Crédits photo : Yann Gourvennec
Le lombric n’a pas fini son chemin.
Lorsque la sous-traitance, qui possède la compétence réelle, se trouve relocalisée, la zone qui la recueille désormais découvre avec surprise qu’elle peut construire ses propres donneurs d’ordre. Et à quoi lui servent ceux des pays occidentaux ?
Le raisonnement qui précède a un bug: l’ancienneté de notre tissu industriel a un avantage, qui n’a rien à voir avec le coût mais avec le fait que nous sommes les seuls à savoir fabriquer ce que nous fabriquons (à moins de transférer ce savoir-faire ailleurs). Donc si nous choisissons de le développer, nous augmenterons cet avantage.

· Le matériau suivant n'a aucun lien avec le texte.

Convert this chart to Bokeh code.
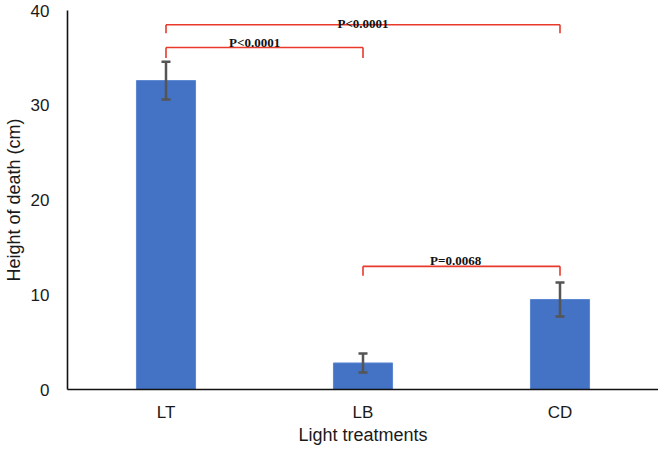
from bokeh.plotting import figure
from bokeh.models import FactorRange, Range1d, ColumnDataSource, Whisker, TeeHead
from bokeh.transform import dodge
from bokeh.core.properties import value
from bokeh.embed import file_html
from bokeh.resources import INLINE

# data
categories = ["LT", "LB", "CD"]
heights = [32.6, 2.8, 9.5]
errors = [2.0, 1.0, 1.8]

# significance brackets
bracket_left = ["LT", "LT", "LB"]
bracket_right = ["LB", "CD", "CD"]
bracket_top = [36.1, 38.5, 13.0]
bracket_foot = [35.0, 37.6, 12.0]
bracket_text = ["P<0.0001", "P<0.0001", "P=0.0068"]
text_y = [36.6, 38.6, 13.6]
text_shift = [0.45, 1.0, 0.47]

p = figure(width=658, height=447, x_range=FactorRange(*categories, range_padding=0),
           y_range=Range1d(0, 40), output_backend="svg", toolbar_location=None,
           min_border_left=58, min_border_right=0, min_border_top=10, min_border_bottom=55)
p.outline_line_color = None
p.xgrid.grid_line_color = None
p.ygrid.grid_line_color = None

src = ColumnDataSource(dict(x=categories, top=heights,
                            upper=[h + e for h, e in zip(heights, errors)],
                            lower=[h - e for h, e in zip(heights, errors)]))
p.vbar(x="x", top="top", width=0.3, source=src, fill_color="#4472C4", line_color="#5A85D0", line_width=1)

w = Whisker(base="x", upper="upper", lower="lower", source=src, level="overlay",
            line_color="#555555", line_width=2.5,
            upper_head=TeeHead(size=9, line_color="#555555", line_width=2.5),
            lower_head=TeeHead(size=9, line_color="#555555", line_width=2.5))
p.add_layout(w)

red = "#E8392B"
bsrc = ColumnDataSource(dict(l=bracket_left, r=bracket_right, t=bracket_top, f=bracket_foot))
p.segment(x0="l", y0="t", x1="r", y1="t", source=bsrc, line_color=red, line_width=1.6)
p.segment(x0="l", y0="t", x1="l", y1="f", source=bsrc, line_color=red, line_width=1.6)
p.segment(x0="r", y0="t", x1="r", y1="f", source=bsrc, line_color=red, line_width=1.6)

for i in range(3):
    p.text(x=dodge("x", text_shift[i], range=p.x_range), y="y", text="txt",
           source=ColumnDataSource(dict(x=[bracket_left[i]], y=[text_y[i]], txt=[bracket_text[i]])),
           text_font=value("Liberation Serif"), text_font_style="bold", text_font_size="13px",
           text_align="center", text_baseline="alphabetic", text_color="#111111")

for ax in (p.xaxis[0], p.yaxis[0]):
    ax.major_tick_line_color = None
    ax.minor_tick_line_color = None
    ax.axis_line_color = "#111111"
    ax.axis_line_width = 1.6
    ax.major_label_text_font = "Liberation Sans"
    ax.major_label_text_font_size = "17px"
    ax.major_label_text_color = "#1a1a1a"
    ax.axis_label_text_font = "Liberation Sans"
    ax.axis_label_text_font_size = "18px"
    ax.axis_label_text_font_style = "normal"
    ax.axis_label_text_color = "#1a1a1a"

p.yaxis.ticker = [0, 10, 20, 30, 40]
p.yaxis.major_label_standoff = 12
p.yaxis.axis_label = "Height of death (cm)"
p.yaxis.axis_label_standoff = 4
p.xaxis.axis_label = "Light treatments"
p.xaxis.major_label_standoff = 7
p.xaxis.axis_label_standoff = 0

open("out.html", "w").write(file_html(p, INLINE))
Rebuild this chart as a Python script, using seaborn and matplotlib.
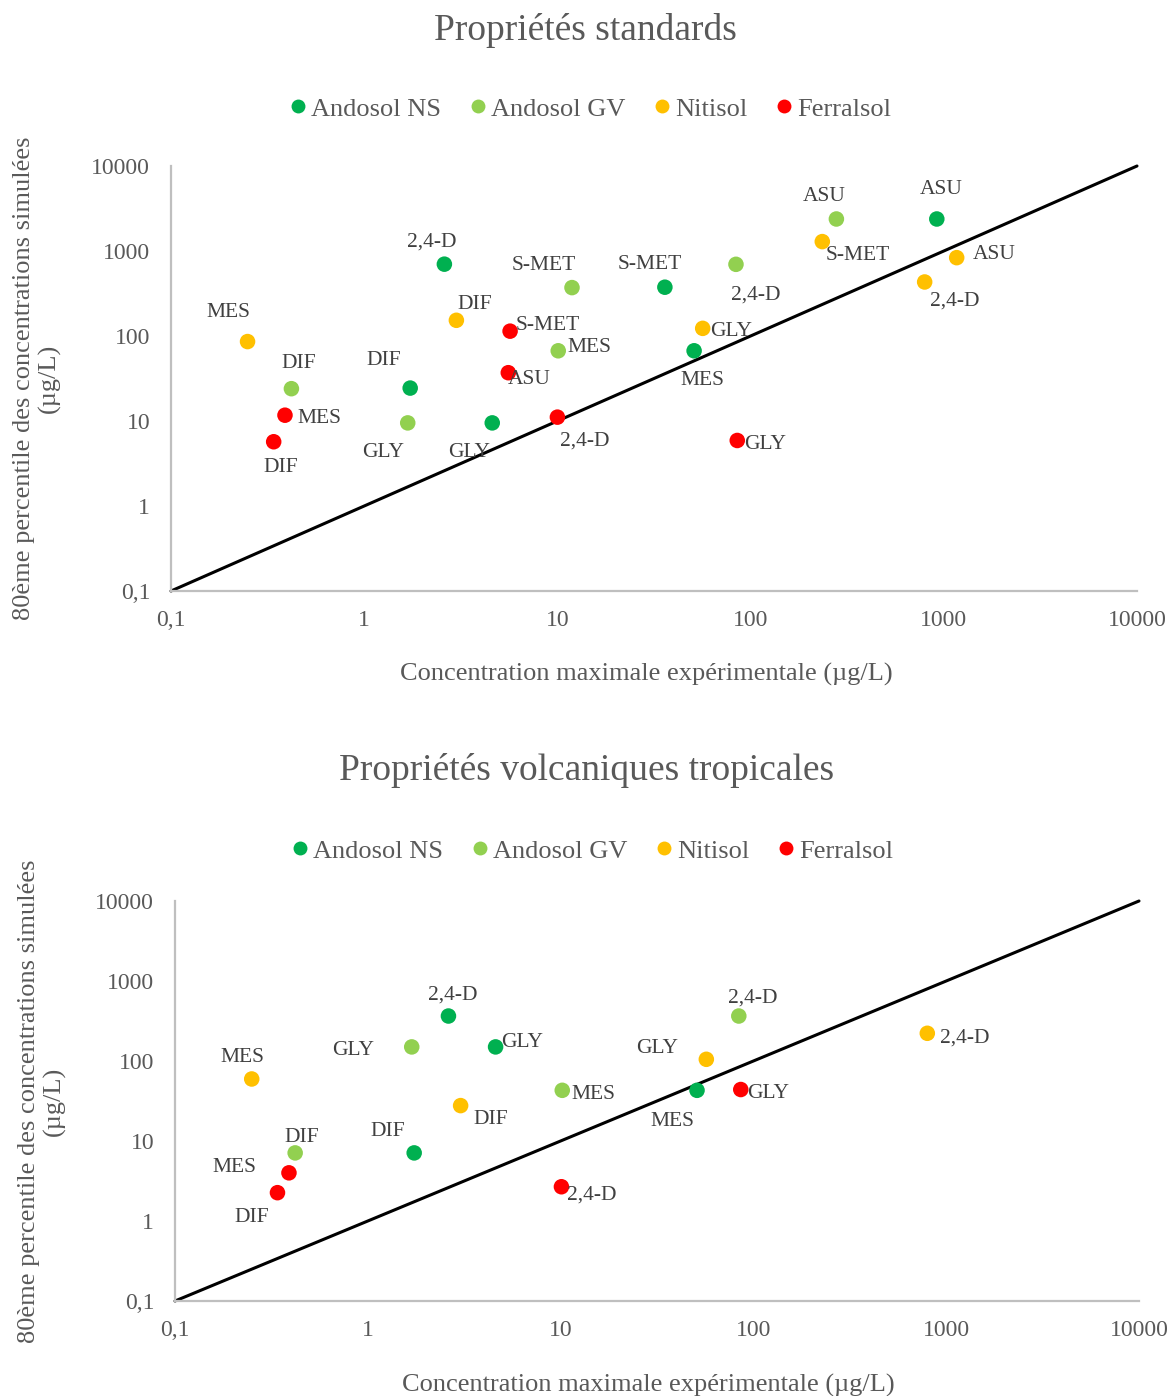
import matplotlib
matplotlib.use("Agg")
import matplotlib.pyplot as plt
from matplotlib.lines import Line2D
import seaborn as sns
import pandas as pd

# ---------------- data ----------------
soils = ["Andosol NS", "Andosol GV", "Nitisol", "Ferralsol"]
soil_colors = ["#00B050", "#92D050", "#FFC000", "#FF0000"]

tick_values = [0.1, 1, 10, 100, 1000, 10000]
tick_labels = ["0,1", "1", "10", "100", "1000", "10000"]
diag = [0.1, 10000]

# Panel 1 : Propriétés standards
std_ns_lab = ["2,4-D", "S-MET", "ASU", "MES", "DIF", "GLY"]
std_ns_x = [2.6, 36, 920, 51, 1.73, 4.6]
std_ns_y = [700, 375, 2380, 67, 24.4, 9.5]

std_gv_lab = ["ASU", "2,4-D", "S-MET", "MES", "DIF", "GLY"]
std_gv_x = [278, 84, 11.9, 10.1, 0.42, 1.68]
std_gv_y = [2380, 697, 371, 67, 24, 9.5]

std_nit_lab = ["MES", "DIF", "GLY", "S-MET", "ASU", "2,4-D"]
std_nit_x = [0.249, 3.0, 56.5, 235, 1166, 796]
std_nit_y = [86, 153, 123, 1290, 835, 432]

std_fer_lab = ["MES", "DIF", "S-MET", "ASU", "2,4-D", "GLY"]
std_fer_x = [0.389, 0.34, 5.69, 5.57, 10.0, 85.3]
std_fer_y = [11.7, 5.7, 114, 37, 11.1, 5.9]

# Panel 2 : Propriétés volcaniques tropicales
vol_ns_lab = ["2,4-D", "GLY", "DIF", "MES"]
vol_ns_x = [2.62, 4.6, 1.74, 51]
vol_ns_y = [365, 150, 7.1, 43]

vol_gv_lab = ["GLY", "DIF", "MES", "2,4-D"]
vol_gv_x = [1.69, 0.42, 10.2, 84]
vol_gv_y = [150, 7.1, 43, 365]

vol_nit_lab = ["MES", "DIF", "GLY", "2,4-D"]
vol_nit_x = [0.25, 3.03, 57, 798]
vol_nit_y = [59.6, 27.7, 105, 222]

vol_fer_lab = ["MES", "DIF", "2,4-D", "GLY"]
vol_fer_x = [0.39, 0.34, 10.1, 86]
vol_fer_y = [4.0, 2.26, 2.68, 44]

# ---------------- label placement (style, pixels; up positive) ----------------
std_off = {
    "Andosol NS": [(-13, 25), (-15, 26), (4, 32), (8, -27), (-26, 31), (-23, -27)],
    "Andosol GV": [(-12, 25), (20, -28), (-28, 25), (31, 6), (7, 28), (-25, -27)],
    "Nitisol": [(-19, 32), (18, 19), (28, 0), (35, -11), (38, 6), (30, -16)],
    "Ferralsol": [(34, 0), (7, -23), (38, 9), (21, -4), (27, -21), (28, -1)],
}
vol_off = {
    "Andosol NS": [(4, 24), (27, 7), (-26, 24), (-25, -28)],
    "Andosol GV": [(-59, -1), (7, 18), (31, -1), (14, 21)],
    "Nitisol": [(-9, 24), (30, -11), (-49, 14), (37, -2)],
    "Ferralsol": [(-55, 8), (-26, -22), (30, -5), (27, -1)],
}
LABEL_DY = -3


def make_df(groups):
    rows = []
    for soil, (labs, xs, ys) in zip(soils, groups):
        for l, x, y in zip(labs, xs, ys):
            rows.append({"Sol": soil, "x": x, "y": y, "lab": l})
    return pd.DataFrame(rows)


df_std = make_df([(std_ns_lab, std_ns_x, std_ns_y), (std_gv_lab, std_gv_x, std_gv_y),
                  (std_nit_lab, std_nit_x, std_nit_y), (std_fer_lab, std_fer_x, std_fer_y)])
df_vol = make_df([(vol_ns_lab, vol_ns_x, vol_ns_y), (vol_gv_lab, vol_gv_x, vol_gv_y),
                  (vol_nit_lab, vol_nit_x, vol_nit_y), (vol_fer_lab, vol_fer_x, vol_fer_y)])

# ---------------- style ----------------
sns.set_theme(style="white")
plt.rcParams["font.family"] = ["Liberation Serif", "DejaVu Serif"]
TXT = "#595959"
AX = "#BFBFBF"
palette = dict(zip(soils, soil_colors))

fig = plt.figure(figsize=(11.68, 13.96), dpi=100)
W, H = 1168, 1396


def panel(rect, df, offsets, title, title_xy, leg_xy, xlab_xy, ylab_x):
    l, t, r, b = rect
    ax = fig.add_axes([l / W, 1 - b / H, (r - l) / W, (b - t) / H])
    ax.set_xscale("log")
    ax.set_yscale("log")
    ax.set_xlim(diag[0], diag[1])
    ax.set_ylim(diag[0], diag[1])
    ax.plot(diag, diag, color="black", lw=2.2, zorder=2, clip_on=False)
    sns.scatterplot(data=df, x="x", y="y", hue="Sol", palette=palette, hue_order=soils,
                    s=125, edgecolor="none", linewidth=0, legend=False, ax=ax, zorder=3,
                    clip_on=False)
    for soil in soils:
        sub = df[df["Sol"] == soil].reset_index(drop=True)
        for i, row in sub.iterrows():
            dx, dy = offsets[soil][i]
            ax.annotate(row["lab"], (row["x"], row["y"]), xytext=(dx, dy + LABEL_DY),
                        textcoords="offset pixels", ha="center", va="center",
                        fontsize=15.5, color="#404040", zorder=4)
    ax.set_xticks(tick_values)
    ax.set_xticklabels(tick_labels)
    ax.set_yticks(tick_values)
    ax.set_yticklabels(tick_labels)
    ax.minorticks_off()
    ax.tick_params(axis="both", which="major", direction="inout", length=10, width=1.3,
                   color=AX, labelsize=17, labelcolor=TXT)
    ax.tick_params(axis="x", pad=9)
    ax.tick_params(axis="y", pad=10)
    for s in ["top", "right"]:
        ax.spines[s].set_visible(False)
    for s in ["left", "bottom"]:
        ax.spines[s].set_color(AX)
        ax.spines[s].set_linewidth(1.6)
    ax.set_xlabel("")
    ax.set_ylabel("")
    ax.grid(False)
    cy = (t + b) / 2
    fig.text(title_xy[0] / W, 1 - title_xy[1] / H, title, ha="center", va="center",
             fontsize=27, color=TXT)
    fig.text(xlab_xy[0] / W, 1 - xlab_xy[1] / H, "Concentration maximale expérimentale (µg/L)",
             ha="center", va="center", fontsize=19, color=TXT)
    fig.text(ylab_x / W, 1 - cy / H,
             "80ème percentile des concentrations simulées\n(µg/L)",
             ha="center", va="center", rotation=90, fontsize=19, color=TXT,
             linespacing=1.15, multialignment="center")
    handles = [Line2D([0], [0], marker="o", linestyle="none", markersize=10,
                      markerfacecolor=c, markeredgecolor="none") for c in soil_colors]
    fig.legend(handles, soils, loc="center", bbox_to_anchor=(leg_xy[0] / W, 1 - leg_xy[1] / H),
               ncol=4, frameon=False, fontsize=19, labelcolor=TXT, handletextpad=0.0,
               columnspacing=0.88, handlelength=1.0, borderaxespad=0)
    return ax


panel((171, 166, 1137, 591), df_std, std_off, "Propriétés standards", (585, 30), (588, 109),
      (646, 674), 37)
panel((175, 901, 1139, 1301), df_vol, vol_off, "Propriétés volcaniques tropicales", (587, 770),
      (590, 851), (648, 1385), 42)

fig.savefig("out.png", dpi=100)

Mais nous avons choisi de l’exporter. Et l’argumentation qui précède est la rationalisation de ce choix. Pourquoi cette décision ? Par ce que l’argent que gagne une entreprise, ou un groupe d’entreprises, se répartit entre ses employés. Les dirigeants récupèrent en grande partie l’argent qu’ils prennent à leur base. Dans ces conditions, pourquoi se préoccuperaient-ils de la pérennité de l’entreprise qu’ils dirigent ? Surtout qu’il lui faudra plusieurs décennies pour s’effondrer.
Il y a quelques années la France à hurlé parce que le P-DG de PSA gagnait 36 fois le SMIC. Aujourd’hui, les revenus de nos grands dirigeants sont de l’ordre de 10 à 30 fois ce chiffre.